Retail sales of cars, SUVs and multipurpose vehicles declined 7.4 percent to 1.76 million units in August, the China Passenger Car Association said Monday in a statement. That compares with a 5.4 percent drop in July, and brings the year-to-date growth in the world’s biggest car market to 0.8 percent.

Consumers are getting more cautious about spending on big-ticket items as China’s economy slows, hitting a car market led by Volkswagen AG and General Motors Co. The intensifying trade war is also having an impact: while just a small fraction of cars sold in China are imports, the higher retaliatory tariffs imposed by China on U.S.-made cars are causing pricing uncertainties, keeping consumers away from showrooms.

“Winter is coming” for China’s car market, said Cui Dongshu, secretary general of the association. “Demand for SUVs may continue to slide through the year.”

Sales of SUVs, which have fueled China’s car demand for the past decade, fell 8.5 percent last month, the third year-on-year decline since May. Shoppers may be choosing cheaper and more fuel-efficient models amid concerns over the economy.
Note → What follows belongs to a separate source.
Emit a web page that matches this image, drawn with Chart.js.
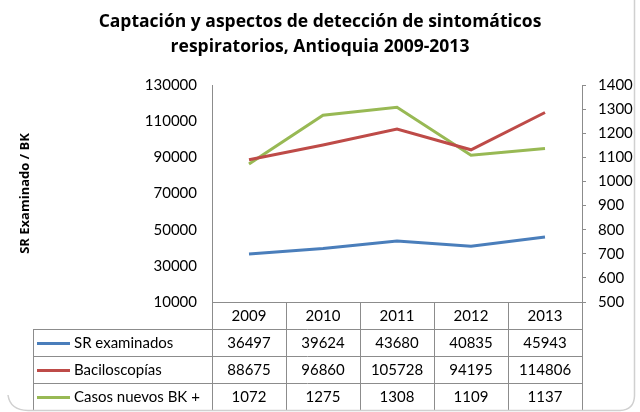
<!DOCTYPE html>
<html>
<head>
<meta charset="utf-8">
<script src="https://cdn.jsdelivr.net/npm/chart.js@4"></script>
<style>
  html, body { margin: 0; padding: 0; background: #fff; }
  #wrap { width: 640px; height: 412px; position: relative; }
</style>
</head>
<body>
<div id="wrap"><canvas id="myChart" width="640" height="412"></canvas></div>
<script>
const years = ['2009', '2010', '2011', '2012', '2013'];
const srExaminados = [36497, 39624, 43680, 40835, 45943];
const baciloscopias = [88675, 96860, 105728, 94195, 114806];
const casosNuevos = [1072, 1275, 1308, 1109, 1137];
const leftTicks = [10000, 130000, 20000];   // min, max, step
const rightTicks = [500, 1400, 100];

const FONT = 'Lato, "Open Sans", sans-serif';
const BOLD_FONT = '"Open Sans", Lato, sans-serif';
const lineGrey = '#8c8c8c';

const series = [
  { label: 'SR examinados', data: srExaminados, color: '#4a7ebb', axis: 'y' },
  { label: 'Baciloscopías', data: baciloscopias, color: '#be4b48', axis: 'y' },
  { label: 'Casos nuevos BK +', data: casosNuevos, color: '#98b954', axis: 'y1' }
];

// data table under the plot, drawn off the x scale
const dataTable = {
  id: 'dataTable',
  afterDraw(chart) {
    const ctx = chart.ctx;
    const area = chart.chartArea;
    const x = chart.scales.x;
    const colW = (area.right - area.left) / years.length;
    const rowH = 27;
    const top = area.bottom;
    const legLeft = 33;
    ctx.save();
    ctx.strokeStyle = lineGrey;
    ctx.lineWidth = 1;
    // horizontal lines
    ctx.beginPath();
    ctx.moveTo(area.left, top + 0.5);
    ctx.lineTo(area.right, top + 0.5);
    for (let r = 1; r <= series.length + 1; r++) {
      const y = Math.round(top + r * rowH) + 0.5;
      ctx.moveTo(legLeft, y);
      ctx.lineTo(area.right, y);
    }
    // vertical lines
    for (let c = 0; c <= years.length; c++) {
      const xx = Math.round(area.left + c * colW) + 0.5;
      ctx.moveTo(xx, top);
      ctx.lineTo(xx, top + rowH * (series.length + 1));
    }
    ctx.moveTo(legLeft + 0.5, top + rowH);
    ctx.lineTo(legLeft + 0.5, top + rowH * (series.length + 1));
    ctx.stroke();

    ctx.fillStyle = '#000';
    ctx.font = '15px ' + FONT;
    ctx.textAlign = 'center';
    ctx.textBaseline = 'middle';
    years.forEach((yr, i) => {
      ctx.fillText(yr, x.getPixelForValue(i), top + rowH / 2 + 1);
    });
    series.forEach((s, r) => {
      const cy = top + rowH * (r + 1) + rowH / 2 + 1;
      s.data.forEach((v, i) => {
        ctx.textAlign = 'center';
        ctx.fillText(String(v), x.getPixelForValue(i), cy);
      });
      ctx.strokeStyle = s.color;
      ctx.lineWidth = 3;
      ctx.beginPath();
      ctx.moveTo(37, cy);
      ctx.lineTo(70, cy);
      ctx.stroke();
      ctx.textAlign = 'left';
      ctx.fillText(s.label, 74, cy);
    });

    // outer frame (only right and bottom show)
    ctx.strokeStyle = '#d0d0d0';
    ctx.lineWidth = 1.5;
    ctx.beginPath();
    ctx.moveTo(8, 395);
    ctx.quadraticCurveTo(10, 410, 28, 410.5);
    ctx.lineTo(620, 410.5);
    ctx.quadraticCurveTo(634, 410, 634.5, 396);
    ctx.lineTo(634.5, 0);
    ctx.stroke();
    ctx.restore();
  }
};

new Chart(document.getElementById('myChart'), {
  type: 'line',
  data: {
    labels: years,
    datasets: series.map(s => ({
      label: s.label,
      data: s.data,
      borderColor: s.color,
      backgroundColor: s.color,
      borderWidth: 3,
      pointRadius: 0,
      tension: 0,
      yAxisID: s.axis
    }))
  },
  options: {
    responsive: false,
    animation: false,
    layout: { padding: { left: 0, right: 0, top: 0, bottom: 110 } },
    plugins: {
      legend: { display: false },
      tooltip: { enabled: false },
      title: {
        display: true,
        text: ['Captación y aspectos de detección de sintomáticos', 'respiratorios, Antioquia 2009-2013'],
        color: '#000',
        font: { family: BOLD_FONT, size: 17.5, weight: 'bold', lineHeight: 1.43 },
        padding: { top: 9.5, bottom: 25.5 }
      }
    },
    scales: {
      x: {
        display: false,
        offset: true
      },
      y: {
        position: 'left',
        min: leftTicks[0],
        max: leftTicks[1],
        ticks: {
          stepSize: leftTicks[2], color: '#000', padding: 15,
          font: { family: FONT, size: 15 },
          callback: v => String(v)
        },
        grid: { display: false, drawTicks: false },
        border: { display: true, color: lineGrey },
        title: {
          display: true,
          text: 'SR Examinado / BK',
          color: '#000',
          font: { family: BOLD_FONT, size: 13, weight: 'bold' },
          padding: 17
        },
        afterFit(scale) { scale.width = 212; }
      },
      y1: {
        position: 'right',
        min: rightTicks[0],
        max: rightTicks[1],
        ticks: {
          stepSize: rightTicks[2], color: '#000', padding: 12,
          font: { family: FONT, size: 15 },
          callback: v => String(v)
        },
        grid: { drawOnChartArea: false, drawTicks: true, tickLength: 4, color: lineGrey },
        border: { display: true, color: lineGrey },
        afterFit(scale) { scale.width = 58; }
      }
    }
  },
  plugins: [dataTable]
});
</script>
</body>
</html>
The yuan has declined this year and stocks in Shanghai have slumped 18 percent since the start of 2018.

“China is heading into a period of slower growth,” said Steve Man, an auto analyst at Bloomberg Intelligence. “The economic uncertainties are likely to keep car buyers on the sidelines.”

To respond to the sluggish demand, Great Wall Motor Co., China’s biggest SUV maker, said this month it will cut prices of the Harval SUVs by as much as 27 percent through October as part of a marketing campaign with a theme of a “local brand rising to the challenge of trade war.” Great Wall is making strategy adjustments to make sure that annual sales goals can be met, board secretary Xu Hui told reporters in Hong Kong on Sept 3.

Changes in China’s import tariff policies in recent months had already been causing price swings—all creating uncertainty for car buyers. At the start of July, China lowered duties on all overseas imports to 15 percent from 25 percent, heeding decades of calls from global car maker for easier access to the market. Just days later, the country increased the duty on cars built in the U.S. to 40 percent, leaving such vehicles at a significant disadvantage.

In the second quarter through June, GM’s sales growth in China slowed to 0.7 percent amid what it called a “softening” of the market. Ford Motor Co. reported a 36 percent drop in China sales for August, though sales of Ford-branded imported vehicles rose by 15 percent, helped by demand for the F-150 Raptor and the Mustang.

This month, Ford said it is canceling plans to import a new crossover model from a plant in China after President Donald Trump’s tariffs undermined the business case for bringing the vehicle to the U.S. market. Trump slapped China-built autos with an additional 25 percent levy in July.

Auto stocks are among this year’s worst performers in Hong Kong, with Great Wall sliding 53 percent and Guangzhou Automobile Group Co. falling 45 percent. Last week, Sanford C Bernstein & Co. cut target prices on Chinese automakers by up to 22 percent, expecting industry volumes and profits to remain under pressure in the second half with high channel inventory levels and weaker pricing.